Violence
An excerpt from "Report on Montgomery a Year After" discusses the violence that followed the boycott:
"A year ago, in the first days of bus integration, Montgomery was a city caught in a swelling tide of racial violence. Telephoned and mailed warnings couched in foul language, shootings at buses, dynamitings of homes and churches--these suddenly threatened to become the frightening pattern of everyday life in a proud city once known throughout the South for its quiet and genial ways. The high point in this campaign of terror was reached one night when four Negro churches and the home of a young white Lutheran, Robert Graetz, were bombed in the space of a single hour. Thereupon the City Commissioners, avowed members of the militantly segregationist White Citizens Council, ignoring the plea of the bus companies for police protection, ordered the integrated buses off the streets.
For six days and nights the city was without a public transportation system of any kind. A complete breakdown in the economic life of the community, and in law and order itself seemed imminent...
Integration on the buse since that initial threatening period has proceeded orderly enough. One reason is that many Negro passengers (not the young, however) continue to sit in the rear of the buses by themselves. There are occasional minor incidents, but no serious flare-up has occurred.
Although the white people of Montgomery hardly regard the end of segregation on the buses as a gratifying change, an interesting new atttitude toward the Negro does seem to be developing.

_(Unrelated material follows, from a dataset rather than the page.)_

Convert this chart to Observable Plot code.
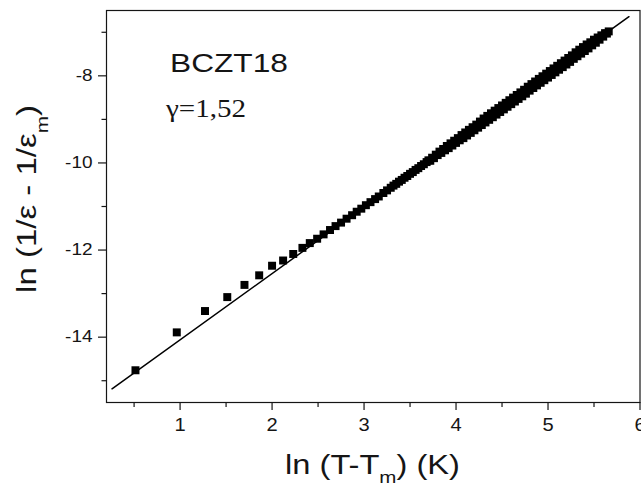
<!DOCTYPE html>
<html>
<head>
<meta charset="utf-8">
<script src="https://cdn.jsdelivr.net/npm/d3@7"></script>
<script src="https://cdn.jsdelivr.net/npm/@observablehq/plot@0.6"></script>
<style>
  html, body { margin: 0; padding: 0; background: #fff; }
  #chart svg { display: block; }
</style>
</head>
<body>
<div id="chart"></div>
<script>
// ---- data ----
const lnDeltaT = [
  0.515, 0.964, 1.271, 1.513, 1.70, 1.86, 2.00, 2.12, 2.23, 2.33, 2.41, 2.49,
  2.56, 2.63, 2.69, 2.75, 2.81, 2.87, 2.92, 2.97, 3.02, 3.07, 3.12, 3.16,
  3.21, 3.25, 3.29, 3.32, 3.35, 3.38, 3.41, 3.44, 3.47, 3.50, 3.53, 3.56,
  3.59, 3.62, 3.65, 3.68,
  3.70, 3.72, 3.74, 3.76, 3.78, 3.80, 3.82, 3.84, 3.86, 3.88, 3.90, 3.92,
  3.94, 3.96, 3.98, 4.00, 4.02, 4.04, 4.06, 4.08, 4.10, 4.12, 4.14, 4.16,
  4.18, 4.20, 4.22, 4.24, 4.26, 4.28, 4.30, 4.32, 4.34, 4.36, 4.38, 4.40,
  4.42, 4.44, 4.46, 4.48, 4.50, 4.52, 4.54, 4.56, 4.58, 4.60, 4.62, 4.64,
  4.66, 4.68, 4.70, 4.72, 4.74, 4.76, 4.78, 4.80, 4.82, 4.84, 4.86, 4.88,
  4.90, 4.92, 4.94, 4.96, 4.98, 5.00, 5.02, 5.04, 5.06, 5.08, 5.10, 5.12,
  5.14, 5.16, 5.18, 5.20, 5.22, 5.24, 5.26, 5.28, 5.30, 5.32, 5.34, 5.36,
  5.38, 5.40, 5.42, 5.44, 5.46, 5.48, 5.50, 5.52, 5.54, 5.56, 5.58, 5.60,
  5.62, 5.64, 5.66
];
const lnInvEps = [
  -14.76, -13.89, -13.40, -13.08, -12.80, -12.58, -12.36, -12.24, -12.09, -11.95, -11.84, -11.74,
  -11.64, -11.54, -11.45, -11.37, -11.28, -11.20, -11.12, -11.05, -10.97, -10.90, -10.83, -10.77,
  -10.69, -10.63, -10.57, -10.52, -10.48, -10.43, -10.39, -10.34, -10.30, -10.25, -10.21, -10.16,
  -10.12, -10.07, -10.03, -9.98,
  -9.94, -9.95, -9.88, -9.89, -9.81, -9.82, -9.74, -9.77, -9.68, -9.71, -9.61, -9.66,
  -9.55, -9.60, -9.49, -9.54, -9.43, -9.48, -9.36, -9.43, -9.30, -9.37, -9.24, -9.31,
  -9.18, -9.25, -9.12, -9.19, -9.05, -9.13, -8.98, -9.07, -8.92, -9.01, -8.86, -8.95,
  -8.80, -8.89, -8.74, -8.83, -8.68, -8.77, -8.62, -8.71, -8.56, -8.65, -8.50, -8.59,
  -8.44, -8.53, -8.38, -8.47, -8.32, -8.41, -8.25, -8.34, -8.19, -8.28, -8.13, -8.22,
  -8.07, -8.16, -8.01, -8.10, -7.95, -8.04, -7.89, -7.98, -7.83, -7.92, -7.77, -7.86,
  -7.71, -7.80, -7.65, -7.74, -7.59, -7.68, -7.53, -7.61, -7.46, -7.55, -7.40, -7.49,
  -7.34, -7.43, -7.28, -7.37, -7.23, -7.30, -7.17, -7.24, -7.12, -7.17, -7.07, -7.10,
  -7.02, -7.03, -6.98
];
// linear fit (slope gamma = 1.52)
const fitX = [0.26, 5.88];
const fitY = [-15.185, -6.642];

const xMajorTicks = [1, 2, 3, 4, 5, 6];
const xMinorTicks = [0.5, 1.5, 2.5, 3.5, 4.5, 5.5];
const yMajorTicks = [-14, -12, -10, -8];
const yMinorTicks = [-15, -13, -11, -9, -7];

const sampleLabel = "BCZT18";
const gammaLabel = "γ=1,52";

// ---- tables built from the arrays ----
const points = lnDeltaT.map((x, i) => ({x, y: lnInvEps[i]}));
const fit = fitX.map((x, i) => ({x, y: fitY[i]}));

const INK = "#151515";
const SANS = "'Liberation Sans', Arial, sans-serif";
const SERIF = "'Liberation Serif', 'Times New Roman', serif";

const plot = Plot.plot({
  width: 641,
  height: 486,
  marginLeft: 106,
  marginTop: 10,
  marginRight: 1.5,
  marginBottom: 84,
  style: {fontFamily: SANS, color: INK, background: "#fff", overflow: "visible"},
  x: {domain: [0.2, 6]},
  y: {domain: [-15.5, -6.5]},
  marks: [
    Plot.frame({stroke: INK, strokeWidth: 1.2}),
    Plot.axisX(xMinorTicks, {tickSize: 5, tickFormat: () => "", label: null, strokeWidth: 1.2}),
    Plot.axisX(xMajorTicks, {tickSize: 8, tickPadding: 8, fontSize: 17.5, label: null, strokeWidth: 1.2, tickFormat: d => `${d}`}),
    Plot.axisY(yMinorTicks, {tickSize: 4.5, tickFormat: () => "", label: null, strokeWidth: 1.2}),
    Plot.axisY(yMajorTicks, {tickSize: 8, tickPadding: 6, fontSize: 16.5, label: null, strokeWidth: 1.2, tickFormat: d => `${d}`}),
    Plot.line(fit, {x: "x", y: "y", stroke: "#000", strokeWidth: 1.5}),
    Plot.dot(points, {x: "x", y: "y", symbol: "square", r: 4.5, fill: "#000", stroke: "none"})
  ]
});

document.getElementById("chart").appendChild(plot);

const svg = d3.select(plot);

// stretch tick labels along their writing direction (wide lettering in the original)
function stretchInPlace(el, s) {
  const x = +el.getAttribute("x") || 0;
  const t = el.getAttribute("transform") || "";
  el.setAttribute("transform", `${t} translate(${x},0) scale(${s},1) translate(${-x},0)`);
}
svg.selectAll("g[aria-label='x-axis tick label'] text").each(function() { stretchInPlace(this, 1.15); });
svg.selectAll("g[aria-label='y-axis tick label'] text").each(function() { stretchInPlace(this, 1.15); });

// helper: place a text at (x, y) with rotation, stretched to a target advance width
function placeText(node, x, y, rotate, anchor, targetWidth) {
  node.setAttribute("text-anchor", anchor);
  const w = node.getComputedTextLength();
  const s = targetWidth / w;
  node.setAttribute("transform", `translate(${x},${y}) rotate(${rotate}) scale(${s},1)`);
}

// annotations
const g = svg.append("g").attr("fill", INK);

const t1 = g.append("text").attr("font-family", SANS).attr("font-size", 25.5).text(sampleLabel).node();
placeText(t1, 170, 72, 0, "start", 118);

const t2 = g.append("text").attr("font-family", SERIF).attr("font-size", 26).text(gammaLabel).node();
placeText(t2, 166, 117, 0, "start", 80);

// x axis label: ln (T-T_m) (K)
const xl = g.append("text").attr("font-family", SANS).attr("font-size", 27);
xl.append("tspan").text("ln (T-T");
xl.append("tspan").attr("font-size", 17).attr("dy", 9).text("m");
xl.append("tspan").attr("dy", -9).text(") (K)");
placeText(xl.node(), 372.5, 474, 0, "middle", 175);

// y axis label: ln (1/ε - 1/ε_m)
const yl = g.append("text").attr("font-family", SANS).attr("font-size", 27);
yl.append("tspan").text("ln (1/ε - 1/ε");
yl.append("tspan").attr("font-size", 17).attr("dy", 12).text("m");
yl.append("tspan").attr("dy", -12).text(")");
placeText(yl.node(), 35.5, 199, -90, "middle", 188);
</script>
</body>
</html>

This can best be described, perhaps, as a reflection of the secret admiration aroused by the unexampled display of Negro unity, fortitude, and leadership."
Peace
Eventually, our nation found peace. Though America is not perfect, it is progressing. In the words of Claudette Colvin:
"I know that segregation isn't dead-- just look as schools and neighborhoods and workplaces, and you can see that it's still all over America...But at least those degrading signs, 'White' and 'Colored', are gone...We forced white people to take a different view...The civil rights movement cleared the way legally so we could progress. I'm glad I was part of that...I knew then and I know now that, when it comes to justice, there is no way to get it...You have to take a stand and say, 'This is not right.' And I did."